__STATED GOAL__:
Copy out every line exactly, passing over the pictures.
──────── DATA BLOCK ────────
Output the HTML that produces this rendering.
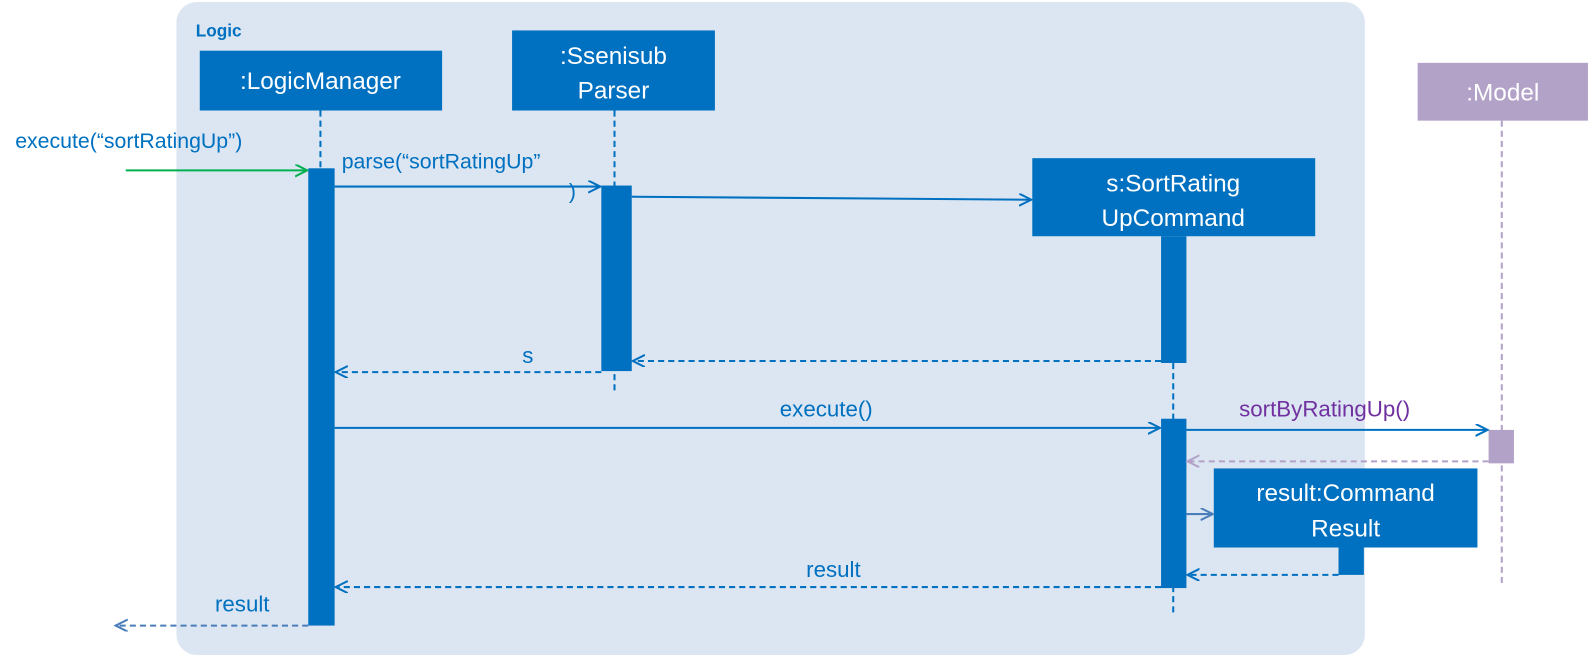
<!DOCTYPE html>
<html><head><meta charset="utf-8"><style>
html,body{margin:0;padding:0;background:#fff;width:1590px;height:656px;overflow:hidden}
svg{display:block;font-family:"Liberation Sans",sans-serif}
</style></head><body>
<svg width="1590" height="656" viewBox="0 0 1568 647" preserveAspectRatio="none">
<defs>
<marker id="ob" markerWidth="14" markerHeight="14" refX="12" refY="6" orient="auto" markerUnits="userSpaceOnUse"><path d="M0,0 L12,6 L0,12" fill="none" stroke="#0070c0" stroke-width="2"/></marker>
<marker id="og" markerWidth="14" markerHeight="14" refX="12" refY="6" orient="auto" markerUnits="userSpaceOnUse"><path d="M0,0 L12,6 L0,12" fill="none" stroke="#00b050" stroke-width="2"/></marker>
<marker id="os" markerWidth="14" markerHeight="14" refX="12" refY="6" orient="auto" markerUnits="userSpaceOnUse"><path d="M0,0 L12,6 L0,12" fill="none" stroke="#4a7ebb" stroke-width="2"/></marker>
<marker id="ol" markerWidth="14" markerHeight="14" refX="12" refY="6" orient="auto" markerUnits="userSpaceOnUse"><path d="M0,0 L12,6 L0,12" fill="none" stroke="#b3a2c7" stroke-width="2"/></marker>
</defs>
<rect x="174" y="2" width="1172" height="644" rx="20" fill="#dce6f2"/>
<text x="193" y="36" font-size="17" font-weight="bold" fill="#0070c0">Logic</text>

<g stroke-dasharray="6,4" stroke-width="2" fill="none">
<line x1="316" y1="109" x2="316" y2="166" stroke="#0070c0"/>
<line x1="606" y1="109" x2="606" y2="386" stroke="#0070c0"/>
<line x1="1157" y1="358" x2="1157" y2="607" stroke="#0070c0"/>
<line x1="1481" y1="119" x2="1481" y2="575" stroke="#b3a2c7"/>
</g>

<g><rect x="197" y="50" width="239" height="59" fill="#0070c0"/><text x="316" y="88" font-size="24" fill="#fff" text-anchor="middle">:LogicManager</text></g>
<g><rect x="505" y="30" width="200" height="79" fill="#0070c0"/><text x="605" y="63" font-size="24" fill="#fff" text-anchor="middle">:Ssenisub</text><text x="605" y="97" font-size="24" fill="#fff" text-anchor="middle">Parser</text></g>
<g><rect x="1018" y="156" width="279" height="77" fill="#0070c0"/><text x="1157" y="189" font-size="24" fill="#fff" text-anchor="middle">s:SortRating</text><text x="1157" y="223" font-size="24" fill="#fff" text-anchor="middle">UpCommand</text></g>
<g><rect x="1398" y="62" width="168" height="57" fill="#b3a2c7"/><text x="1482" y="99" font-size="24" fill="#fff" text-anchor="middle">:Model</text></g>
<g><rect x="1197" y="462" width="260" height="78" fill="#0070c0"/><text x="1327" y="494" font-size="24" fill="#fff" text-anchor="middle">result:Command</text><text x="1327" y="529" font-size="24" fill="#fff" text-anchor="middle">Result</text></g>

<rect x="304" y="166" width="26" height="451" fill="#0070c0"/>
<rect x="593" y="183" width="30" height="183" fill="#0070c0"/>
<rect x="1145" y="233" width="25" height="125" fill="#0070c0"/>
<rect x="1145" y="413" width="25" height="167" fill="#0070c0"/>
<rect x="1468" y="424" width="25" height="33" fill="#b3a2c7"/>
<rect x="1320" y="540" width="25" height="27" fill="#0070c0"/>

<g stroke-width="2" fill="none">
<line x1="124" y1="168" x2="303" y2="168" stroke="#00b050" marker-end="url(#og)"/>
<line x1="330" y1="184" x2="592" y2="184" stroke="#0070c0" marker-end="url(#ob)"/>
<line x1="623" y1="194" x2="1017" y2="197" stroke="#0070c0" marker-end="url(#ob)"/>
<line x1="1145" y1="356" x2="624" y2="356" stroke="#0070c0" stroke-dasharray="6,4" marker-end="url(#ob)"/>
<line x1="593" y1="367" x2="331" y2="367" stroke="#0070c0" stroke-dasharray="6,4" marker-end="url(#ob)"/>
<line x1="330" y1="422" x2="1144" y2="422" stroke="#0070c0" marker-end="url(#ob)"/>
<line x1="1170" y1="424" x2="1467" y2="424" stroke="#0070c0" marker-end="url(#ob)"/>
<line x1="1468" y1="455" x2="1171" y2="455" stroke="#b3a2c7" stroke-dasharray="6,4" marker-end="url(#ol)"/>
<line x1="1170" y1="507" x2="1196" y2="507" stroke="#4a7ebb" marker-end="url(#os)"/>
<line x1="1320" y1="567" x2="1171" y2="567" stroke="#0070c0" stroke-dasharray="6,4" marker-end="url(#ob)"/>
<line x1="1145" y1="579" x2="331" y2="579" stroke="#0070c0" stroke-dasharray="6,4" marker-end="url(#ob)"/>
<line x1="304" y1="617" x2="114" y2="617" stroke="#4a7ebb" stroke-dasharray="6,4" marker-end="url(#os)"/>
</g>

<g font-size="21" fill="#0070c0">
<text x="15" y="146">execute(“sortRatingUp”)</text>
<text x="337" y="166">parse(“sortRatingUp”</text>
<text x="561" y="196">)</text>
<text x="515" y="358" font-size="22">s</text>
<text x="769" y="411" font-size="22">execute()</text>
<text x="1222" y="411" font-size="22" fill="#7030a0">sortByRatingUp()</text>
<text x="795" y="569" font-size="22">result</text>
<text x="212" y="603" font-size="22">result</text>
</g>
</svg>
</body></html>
────────
__FINAL ANSWER__:
Output the HTML that produces this rendering.
<!DOCTYPE html>
<html><head><meta charset="utf-8"><style>
html,body{margin:0;padding:0;background:#fff;width:1590px;height:656px;overflow:hidden}
svg{display:block;font-family:"Liberation Sans",sans-serif}
</style></head><body>
<svg width="1590" height="656" viewBox="0 0 1568 647" preserveAspectRatio="none">
<defs>
<marker id="ob" markerWidth="14" markerHeight="14" refX="12" refY="6" orient="auto" markerUnits="userSpaceOnUse"><path d="M0,0 L12,6 L0,12" fill="none" stroke="#0070c0" stroke-width="2"/></marker>
<marker id="og" markerWidth="14" markerHeight="14" refX="12" refY="6" orient="auto" markerUnits="userSpaceOnUse"><path d="M0,0 L12,6 L0,12" fill="none" stroke="#00b050" stroke-width="2"/></marker>
<marker id="os" markerWidth="14" markerHeight="14" refX="12" refY="6" orient="auto" markerUnits="userSpaceOnUse"><path d="M0,0 L12,6 L0,12" fill="none" stroke="#4a7ebb" stroke-width="2"/></marker>
<marker id="ol" markerWidth="14" markerHeight="14" refX="12" refY="6" orient="auto" markerUnits="userSpaceOnUse"><path d="M0,0 L12,6 L0,12" fill="none" stroke="#b3a2c7" stroke-width="2"/></marker>
</defs>
<rect x="174" y="2" width="1172" height="644" rx="20" fill="#dce6f2"/>
<text x="193" y="36" font-size="17" font-weight="bold" fill="#0070c0">Logic</text>

<g stroke-dasharray="6,4" stroke-width="2" fill="none">
<line x1="316" y1="109" x2="316" y2="166" stroke="#0070c0"/>
<line x1="606" y1="109" x2="606" y2="386" stroke="#0070c0"/>
<line x1="1157" y1="358" x2="1157" y2="607" stroke="#0070c0"/>
<line x1="1481" y1="119" x2="1481" y2="575" stroke="#b3a2c7"/>
</g>

<g><rect x="197" y="50" width="239" height="59" fill="#0070c0"/><text x="316" y="88" font-size="24" fill="#fff" text-anchor="middle">:LogicManager</text></g>
<g><rect x="505" y="30" width="200" height="79" fill="#0070c0"/><text x="605" y="63" font-size="24" fill="#fff" text-anchor="middle">:Ssenisub</text><text x="605" y="97" font-size="24" fill="#fff" text-anchor="middle">Parser</text></g>
<g><rect x="1018" y="156" width="279" height="77" fill="#0070c0"/><text x="1157" y="189" font-size="24" fill="#fff" text-anchor="middle">s:SortRating</text><text x="1157" y="223" font-size="24" fill="#fff" text-anchor="middle">UpCommand</text></g>
<g><rect x="1398" y="62" width="168" height="57" fill="#b3a2c7"/><text x="1482" y="99" font-size="24" fill="#fff" text-anchor="middle">:Model</text></g>
<g><rect x="1197" y="462" width="260" height="78" fill="#0070c0"/><text x="1327" y="494" font-size="24" fill="#fff" text-anchor="middle">result:Command</text><text x="1327" y="529" font-size="24" fill="#fff" text-anchor="middle">Result</text></g>

<rect x="304" y="166" width="26" height="451" fill="#0070c0"/>
<rect x="593" y="183" width="30" height="183" fill="#0070c0"/>
<rect x="1145" y="233" width="25" height="125" fill="#0070c0"/>
<rect x="1145" y="413" width="25" height="167" fill="#0070c0"/>
<rect x="1468" y="424" width="25" height="33" fill="#b3a2c7"/>
<rect x="1320" y="540" width="25" height="27" fill="#0070c0"/>

<g stroke-width="2" fill="none">
<line x1="124" y1="168" x2="303" y2="168" stroke="#00b050" marker-end="url(#og)"/>
<line x1="330" y1="184" x2="592" y2="184" stroke="#0070c0" marker-end="url(#ob)"/>
<line x1="623" y1="194" x2="1017" y2="197" stroke="#0070c0" marker-end="url(#ob)"/>
<line x1="1145" y1="356" x2="624" y2="356" stroke="#0070c0" stroke-dasharray="6,4" marker-end="url(#ob)"/>
<line x1="593" y1="367" x2="331" y2="367" stroke="#0070c0" stroke-dasharray="6,4" marker-end="url(#ob)"/>
<line x1="330" y1="422" x2="1144" y2="422" stroke="#0070c0" marker-end="url(#ob)"/>
<line x1="1170" y1="424" x2="1467" y2="424" stroke="#0070c0" marker-end="url(#ob)"/>
<line x1="1468" y1="455" x2="1171" y2="455" stroke="#b3a2c7" stroke-dasharray="6,4" marker-end="url(#ol)"/>
<line x1="1170" y1="507" x2="1196" y2="507" stroke="#4a7ebb" marker-end="url(#os)"/>
<line x1="1320" y1="567" x2="1171" y2="567" stroke="#0070c0" stroke-dasharray="6,4" marker-end="url(#ob)"/>
<line x1="1145" y1="579" x2="331" y2="579" stroke="#0070c0" stroke-dasharray="6,4" marker-end="url(#ob)"/>
<line x1="304" y1="617" x2="114" y2="617" stroke="#4a7ebb" stroke-dasharray="6,4" marker-end="url(#os)"/>
</g>

<g font-size="21" fill="#0070c0">
<text x="15" y="146">execute(“sortRatingUp”)</text>
<text x="337" y="166">parse(“sortRatingUp”</text>
<text x="561" y="196">)</text>
<text x="515" y="358" font-size="22">s</text>
<text x="769" y="411" font-size="22">execute()</text>
<text x="1222" y="411" font-size="22" fill="#7030a0">sortByRatingUp()</text>
<text x="795" y="569" font-size="22">result</text>
<text x="212" y="603" font-size="22">result</text>
</g>
</svg>
</body></html>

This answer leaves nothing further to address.